Startup lore is quick to celebrate technological breakthroughs that disrupt traditional structures. But technological progress has always been greeted by resistance–by both employers as well as employees. It is not just the old guards of yesteryear that are suspicious regarding the changes that emerge out of technological ‘progress’. Employees, too, bemoan the job losses that it brings about. In the modern world, we dismiss and dismantle time-tested traditions in the name of technological progress without giving enough preemptive thought to what happens when technology spirals out of control.
From a historical perspective, the need for a flexible and more inclusive labour market started with the end of World War II. Female participation rate in the workforce increased, family sizes shrank and we had more disposable income with which to pursue other activities. Order eventually emerged after a period of disorder.
The gig economy has raised many red flags–particularly with regards to the rights of the labour force. Over the course of the 19th to 20th century, workers demanded–and later received–paid holidays, sick leave, maternity leave, pensions and healthcare. These benefits were largely granted to full-time employees. From the employer’s point of view, they add significantly to the cost of hiring staff. From a cost vs benefits perspective, is changing from a traditional employer to a platform provider really worth it?
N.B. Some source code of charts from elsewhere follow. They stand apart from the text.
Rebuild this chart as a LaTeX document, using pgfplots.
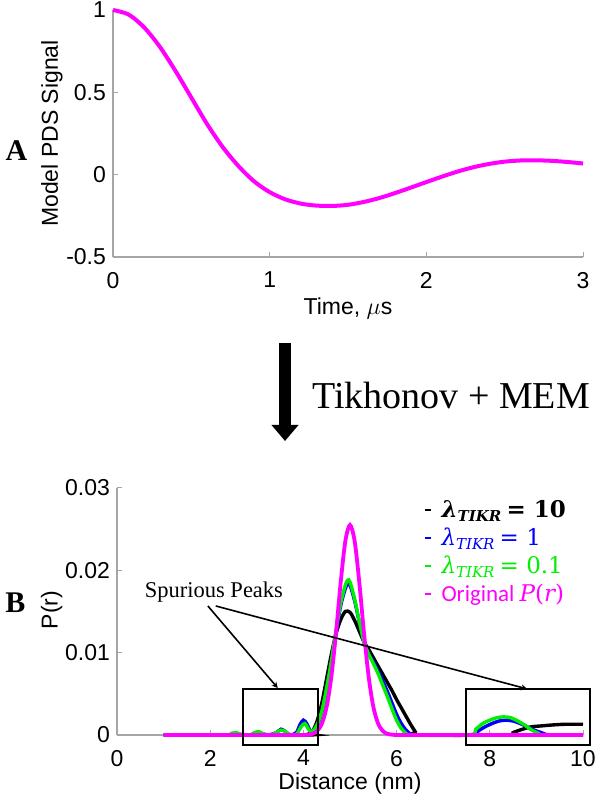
\documentclass[border=0pt]{standalone}
\usepackage{pgfplots}
\pgfplotsset{compat=1.18}
\usepackage{fontspec}
\setmainfont{Liberation Serif}
\setsansfont{Liberation Sans}
\newfontfamily\calibri{Carlito}
\newfontfamily\cmath{DejaVu Serif}
\usetikzlibrary{arrows.meta}

\definecolor{axgray}{RGB}{165,165,165}
\definecolor{mag}{RGB}{255,0,255}
\definecolor{grn}{RGB}{0,240,0}
\definecolor{blu}{RGB}{0,0,255}

% lambda_TIKR written in a Cambria-like serif
\newcommand{\lamt}{{\cmath\itshape λ}\raisebox{-0.4ex}{\cmath\itshape\fontsize{7.5}{8}\selectfont TIKR}}

\pgfplotsset{
  mlab/.style={
    scale only axis,
    axis lines=left,
    axis line style={draw=axgray, line width=0.6pt, -},
    tick align=inside,
    major tick length=2.5pt,
    tick style={draw=axgray, line width=0.5pt},
    tick label style={font=\sffamily\fontsize{11.5}{13}\selectfont},
    xticklabel style={yshift=-4pt},
    label style={font=\sffamily\fontsize{11.5}{13}\selectfont},
    clip=false,
  }
}

\pgfplotstableread{
t V
0.0 1.000
0.1 0.972
0.2 0.893
0.3 0.775
0.4 0.628
0.5 0.468
0.6 0.308
0.7 0.168
0.8 0.053
0.9 -0.040
1.0 -0.106
1.1 -0.150
1.2 -0.176
1.3 -0.188
1.4 -0.190
1.5 -0.183
1.6 -0.166
1.7 -0.142
1.8 -0.112
1.9 -0.079
2.0 -0.045
2.1 -0.012
2.2 0.019
2.3 0.045
2.4 0.065
2.5 0.079
2.6 0.086
2.7 0.087
2.8 0.084
2.9 0.077
3.0 0.068
}\signal

\pgfplotstableread{
r P
1.0 0
2.3 0
2.45 0.0001
2.55 0.0002
2.7 0
2.9 0
3.0 0.0003
3.1 0.0002
3.25 0
3.42 0.0003
3.52 0.0007
3.62 0.0004
3.72 0
3.85 0.0003
3.93 0.0013
4.0 0.0018
4.07 0.0014
4.14 0.0006
4.2 0.0005
4.3 0.0012
4.4 0.0029
4.5 0.0056
4.6 0.0088
4.7 0.0124
4.8 0.0157
4.9 0.0178
4.95 0.0183
5.0 0.0182
5.1 0.0163
5.2 0.0137
5.3 0.0113
5.4 0.0099
5.5 0.0089
5.6 0.0078
5.7 0.0066
5.8 0.0053
5.9 0.0039
6.0 0.0025
6.1 0.0014
6.2 0.0006
6.3 0.0001
6.37 0
7.6 0
7.75 0.0005
7.9 0.0010
8.05 0.0014
8.2 0.0017
8.35 0.0018
8.5 0.0017
8.65 0.0014
8.8 0.0010
8.95 0.0006
9.1 0.0003
9.3 0
10 0
}\lamone

\pgfplotstableread{
r P
1.0 0
2.3 0
2.45 0.0002
2.55 0.0003
2.7 0
2.85 0
2.95 0.0003
3.05 0.0004
3.15 0.0001
3.3 0
3.42 0.0003
3.52 0.0006
3.62 0.0004
3.72 0
3.85 0.0001
3.95 0.0010
4.03 0.0014
4.1 0.0008
4.16 0.0004
4.22 0.0006
4.3 0.0013
4.4 0.0030
4.5 0.0058
4.6 0.0090
4.7 0.0127
4.8 0.0160
4.9 0.0182
4.95 0.0188
5.0 0.0186
5.1 0.0165
5.2 0.0138
5.3 0.0113
5.4 0.0098
5.5 0.0087
5.6 0.0075
5.7 0.0061
5.8 0.0047
5.9 0.0032
6.0 0.0018
6.1 0.0008
6.2 0.0002
6.3 0
7.55 0
7.7 0.0007
7.85 0.0014
8.0 0.0018
8.15 0.0021
8.3 0.0022
8.45 0.0021
8.6 0.0017
8.75 0.0012
8.9 0.0006
9.05 0.0002
9.15 0
10 0
}\lampone

\pgfplotstableread{
r P
1.0 0
4.0 0
4.1 0.0001
4.2 0.0005
4.3 0.0018
4.4 0.0040
4.5 0.0069
4.6 0.0098
4.7 0.0123
4.8 0.0140
4.9 0.0150
5.0 0.0149
5.1 0.0139
5.2 0.0126
5.3 0.0113
5.4 0.0104
5.5 0.0094
5.6 0.0084
5.7 0.0074
5.8 0.0064
5.9 0.0054
6.0 0.0043
6.1 0.0033
6.2 0.0023
6.3 0.0013
6.4 0.0004
6.45 0
8.35 0
8.5 0.0003
8.7 0.0007
8.9 0.0010
9.1 0.0011
9.3 0.0012
9.6 0.0013
10 0.0013
}\lamten

\pgfplotstableread{
r P
1.0 0
3.8 0
3.9 0
4.0 0
4.1 0.00004
4.2 0.00015
4.3 0.00051
4.4 0.00143
4.5 0.00345
4.6 0.00709
4.7 0.01241
4.8 0.01852
4.9 0.02354
5.0 0.0255
5.1 0.02354
5.2 0.01852
5.3 0.01241
5.4 0.00709
5.5 0.00345
5.6 0.00143
5.7 0.00051
5.8 0.00015
5.9 0.00004
6.0 0
6.1 0
6.2 0
10 0
}\orig

\begin{document}
\begin{tikzpicture}
\useasboundingbox (0,0) rectangle (300pt,401.5pt);

% panel A
\begin{axis}[mlab,
    at={(56.5pt,273pt)}, anchor=south west,
    width=235pt, height=123.5pt,
    xmin=0, xmax=3, ymin=-0.5, ymax=1,
    xtick={0,1,2,3}, xticklabels={0,1,2,3},
    ytick={-0.5,0,0.5,1}, yticklabels={-0.5,0,0.5,1},
    xlabel={Time, $\mu$s},
    ylabel={Model PDS Signal},
    xlabel style={at={(axis description cs:0.5,-0.21)}, anchor=center},
    ylabel style={at={(axis description cs:-0.13,0.5)}, anchor=center},
]
\addplot[mag, line width=2pt, smooth] table[x=t, y=V] {\signal};
\end{axis}

\node[font=\bfseries\fontsize{15}{15}\selectfont] at (8.25pt,326pt) {A};

% arrow between panels
\draw[line width=6pt, -{Triangle[width=13pt, length=8pt]}] (142.5pt,230pt) -- (142.5pt,181pt);
\node[font=\fontsize{19}{22}\selectfont] at (225.5pt,203.5pt) {Tikhonov + MEM};

% panel B
\begin{axis}[mlab,
    at={(58.5pt,34pt)}, anchor=south west,
    width=233pt, height=123.5pt,
    xmin=0, xmax=10, ymin=0, ymax=0.03,
    xtick={0,2,4,6,8,10}, xticklabels={0,2,4,6,8,10},
    ytick={0,0.01,0.02,0.03}, yticklabels={0,0.01,0.02,0.03},
    scaled y ticks=false,
    xlabel={Distance (nm)},
    ylabel={P(r)},
    xlabel style={at={(axis description cs:0.5,-0.195)}, anchor=center},
    ylabel style={at={(axis description cs:-0.14,0.506)}, anchor=center},
    legend style={at={(axis description cs:0.644,0.985)}, anchor=north west,
        draw=none, fill=none, row sep=-0.2pt,
        /tikz/every odd column/.append style={column sep=3pt},
        font=\calibri\fontsize{11.5}{13}\selectfont},
    legend cell align=left,
    legend image code/.code={\draw[#1, line width=1pt] plot coordinates {(0pt,0pt) (3pt,0pt)};},
]
\addplot[black, line width=1.7pt, smooth] table[x=r, y=P] {\lamten};
\addlegendentry{\textcolor{black}{\bfseries\lamt\ {\cmath = 10}}}
\addplot[blu, line width=1.7pt, smooth] table[x=r, y=P] {\lamone};
\addlegendentry{\textcolor{blu}{\lamt\ {\cmath = 1}}}
\addplot[grn, line width=1.7pt, smooth] table[x=r, y=P] {\lampone};
\addlegendentry{\textcolor{grn}{\lamt\ {\cmath = 0.1}}}
\addplot[mag, line width=1.9pt, smooth] table[x=r, y=P] {\orig};
\addlegendentry{\textcolor{mag}{Original {\cmath\itshape P}{\cmath (}{\cmath\itshape r}{\cmath )}}}

% spurious peak call-outs
\draw[black, line width=1pt] (axis cs:2.70,-0.00121) rectangle (axis cs:4.31,0.00559);
\draw[black, line width=1pt] (axis cs:7.49,-0.00121) rectangle (axis cs:10.15,0.00559);
\node[font=\fontsize{11.25}{13}\selectfont] at (axis cs:2.08,0.01737) {Spurious Peaks};
\draw[line width=0.8pt, -{Stealth[length=3pt, width=3pt]}] (axis cs:1.95,0.01567) -- (axis cs:3.45,0.0057);
\draw[line width=0.8pt, -{Stealth[length=3pt, width=3pt]}] (axis cs:2.12,0.01567) -- (axis cs:8.80,0.0056);
\end{axis}

\node[font=\bfseries\fontsize{15}{15}\selectfont] at (7.75pt,100.25pt) {B};
\end{tikzpicture}
\end{document}
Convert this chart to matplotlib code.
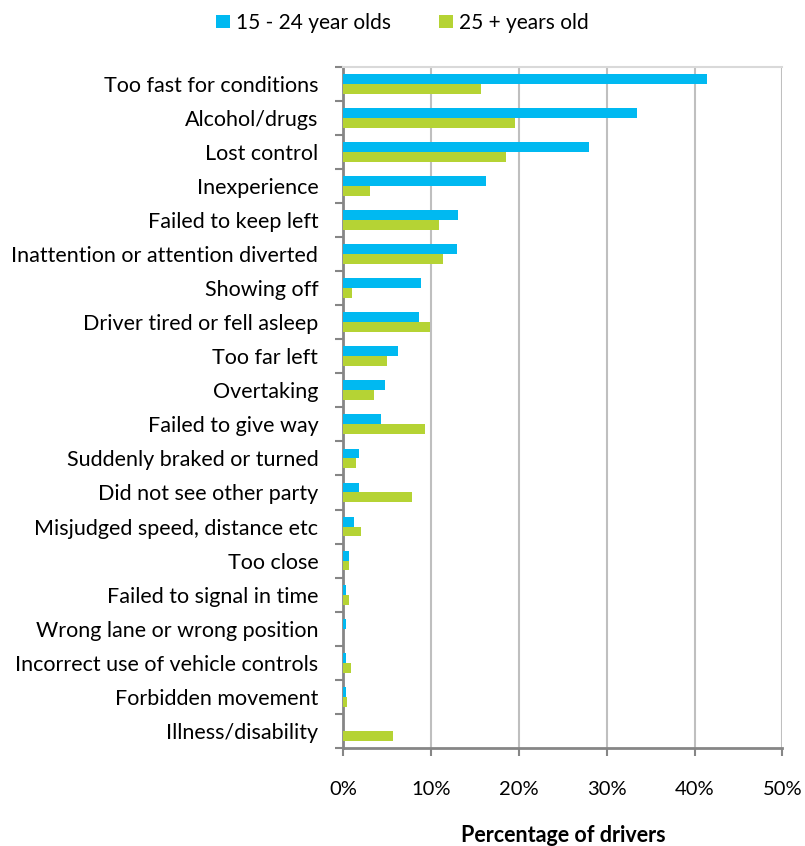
import matplotlib
matplotlib.use("Agg")
import matplotlib.pyplot as plt
import numpy as np
from matplotlib.ticker import FixedLocator, PercentFormatter

categories = [
    "Too fast for conditions", "Alcohol/drugs", "Lost control", "Inexperience",
    "Failed to keep left", "Inattention or attention diverted", "Showing off",
    "Driver tired or fell asleep", "Too far left", "Overtaking", "Failed to give way",
    "Suddenly braked or turned", "Did not see other party", "Misjudged speed, distance etc",
    "Too close", "Failed to signal in time", "Wrong lane or wrong position",
    "Incorrect use of vehicle controls", "Forbidden movement", "Illness/disability",
]
young = [41.4, 33.4, 27.95, 16.3, 13.1, 12.9, 8.85, 8.6, 6.25, 4.8, 4.25,
         1.8, 1.8, 1.25, 0.65, 0.25, 0.25, 0.25, 0.25, 0.0]
older = [15.7, 19.5, 18.5, 3.0, 10.85, 11.3, 1.0, 9.85, 5.0, 3.45, 9.3,
         1.4, 7.85, 2.05, 0.65, 0.65, 0.0, 0.85, 0.4, 5.65]
series_names = ["15 - 24 year olds", "25 + years old"]
colors = ["#00B9F1", "#B5D334"]

plt.rcParams['font.family'] = ['Lato', 'DejaVu Sans']

fig = plt.figure(figsize=(8.05, 8.46), dpi=100)
ax = fig.add_axes([0.4265, 0.116, 0.5455, 0.805])

n = len(categories)
y = np.arange(n)
h = 0.29
ax.barh(y - h / 2, young, height=h, color=colors[0], label=series_names[0], zorder=3)
ax.barh(y + h / 2, older, height=h, color=colors[1], label=series_names[1], zorder=3)

ax.set_ylim(n - 0.5, -0.5)
ax.set_xlim(0, 50)
ax.set_yticks(y)
ax.set_yticklabels(categories, fontsize=15.5)
ax.yaxis.set_minor_locator(FixedLocator(np.arange(-0.5, n, 1)))
ax.tick_params(axis='y', which='major', length=0, pad=18)
ax.tick_params(axis='y', which='minor', length=6, width=1.5, color='#868686')
ax.set_xticks(np.arange(0, 51, 10))
ax.xaxis.set_major_formatter(PercentFormatter(decimals=0))
ax.tick_params(axis='x', length=6, width=1.5, color='#868686', labelsize=14.5, pad=18)

ax.grid(axis='x', color='#BFBFBF', linewidth=1.5, zorder=0)
for s in ['left', 'bottom']:
    ax.spines[s].set_color('#868686')
    ax.spines[s].set_linewidth(2)
ax.spines['top'].set_color('#D9D9D9')
ax.spines['top'].set_linewidth(1.5)
ax.spines['right'].set_visible(False)

ax.set_xlabel("Percentage of drivers", fontsize=15.5, fontweight='bold', labelpad=19)

fig.legend(loc='upper center', bbox_to_anchor=(0.5, 1.007), ncol=2, frameon=False,
           fontsize=15, handlelength=0.65, handleheight=0.65, handletextpad=0.3,
           columnspacing=2.3)

fig.savefig("out.png", dpi=100)
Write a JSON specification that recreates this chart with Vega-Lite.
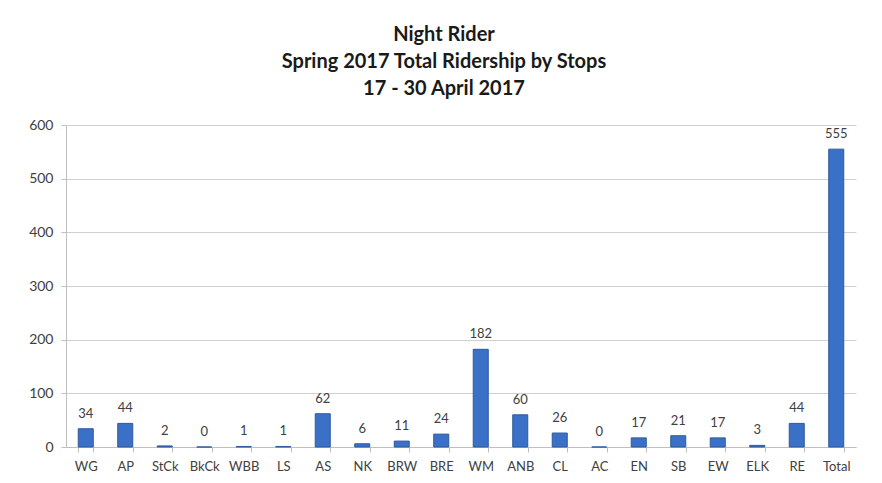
{
  "$schema": "https://vega.github.io/schema/vega-lite/v6.json",
  "width": 790,
  "height": 322,
  "autosize": "none",
  "padding": {"left": 66, "top": 125, "right": 26, "bottom": 36},
  "background": "white",
  "title": {
    "text": ["Night Rider", "Spring 2017 Total Ridership by Stops", "17 - 30 April 2017"],
    "font": "Lato",
    "fontSize": 20,
    "fontWeight": "bold",
    "color": "#1a1a1a",
    "lineHeight": 27,
    "anchor": "middle",
    "dx": -17,
    "offset": 19
  },
  "data": {
    "values": [
      {"stop": "WG", "riders": 34},
      {"stop": "AP", "riders": 44},
      {"stop": "StCk", "riders": 2},
      {"stop": "BkCk", "riders": 0},
      {"stop": "WBB", "riders": 1},
      {"stop": "LS", "riders": 1},
      {"stop": "AS", "riders": 62},
      {"stop": "NK", "riders": 6},
      {"stop": "BRW", "riders": 11},
      {"stop": "BRE", "riders": 24},
      {"stop": "WM", "riders": 182},
      {"stop": "ANB", "riders": 60},
      {"stop": "CL", "riders": 26},
      {"stop": "AC", "riders": 0},
      {"stop": "EN", "riders": 17},
      {"stop": "SB", "riders": 21},
      {"stop": "EW", "riders": 17},
      {"stop": "ELK", "riders": 3},
      {"stop": "RE", "riders": 44},
      {"stop": "Total", "riders": 555}
    ]
  },
  "encoding": {
    "x": {
      "field": "stop",
      "type": "nominal",
      "sort": null,
      "scale": {"paddingInner": 0.62, "paddingOuter": 0.31},
      "axis": {
        "title": null,
        "labelAngle": 0,
        "labelFont": "Lato",
        "labelFontSize": 13,
        "labelColor": "#404040",
        "labelPadding": 8,
        "domainColor": "#bfbfbf",
        "tickColor": "#bfbfbf",
        "tickBand": "extent",
        "tickSize": 5
      }
    },
    "y": {
      "field": "riders",
      "type": "quantitative",
      "scale": {"domain": [0, 600], "nice": false},
      "axis": {
        "title": null,
        "values": [0, 100, 200, 300, 400, 500, 600],
        "labelFont": "Lato",
        "labelFontSize": 14,
        "labelColor": "#404040",
        "labelPadding": 8,
        "domain": true,
        "domainColor": "#bfbfbf",
        "tickColor": "#bfbfbf",
        "tickSize": 5,
        "gridColor": "#d0d0d0"
      }
    }
  },
  "layer": [
    {
      "mark": {"type": "bar", "color": "#3a70c6", "stroke": "#2d5a9e", "strokeWidth": 1}
    },
    {
      "mark": {"type": "text", "baseline": "bottom", "dy": -8, "font": "Lato", "fontSize": 13, "color": "#404040"},
      "encoding": {"text": {"field": "riders", "type": "quantitative"}}
    }
  ],
  "config": {"view": {"stroke": null}}
}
The fact remains that from an employer’s perspective, a business needs a reasonable level of law and order if it is to begin, operate and profit from its activities. Businesses have a variety of needs–from infrastructure to an independent judiciary to transportation requirements. An economy based on manufacturing and services has complex needs. In a gig based economy, the main fear is income shortage. There can be no long-term view or concern if this is the sole economic impetus for our lives.
When the government and the private sector collaborate, the focus shifts from short-run to long-run. We are no longer sprinters looking for the next gig, but marathon runners who are in it for the long haul. There is public interest in finding and funding long-term research endeavours which benefit large segments of the population. Private companies, which tend to focus on the bottom line, may be unwilling or unable to provide funding for projects that may require a longer time horizon for a payoff. They also have no vested interest in funding research that does not tie in with the interests of their investors. In recent years, this has been one of the most powerful arguments for proponents of government intervention in the economy.
Governments, by their very nature, will always be subject to competing pressures–from consumers to workers to private interests. While many needlessly worry that corporations can have too much influence over the government, there have been numerous cases where they had too little, and that, in itself, led to resource rich countries that were devastated by abysmal corporate policies.
The fact remains that in the absence of a steady income or employment history–planning for the future becomes increasingly difficult for both employers and employees. When we add our mental biases to this explosive cocktail–a bias that is driven by the commitment-phobic nature of the consumerism culture and our gig economy–it is not a far-fetched claim to predict that our lives will end up resembling driftwood, floating around in the waves that take us here and there with no real destination in sight.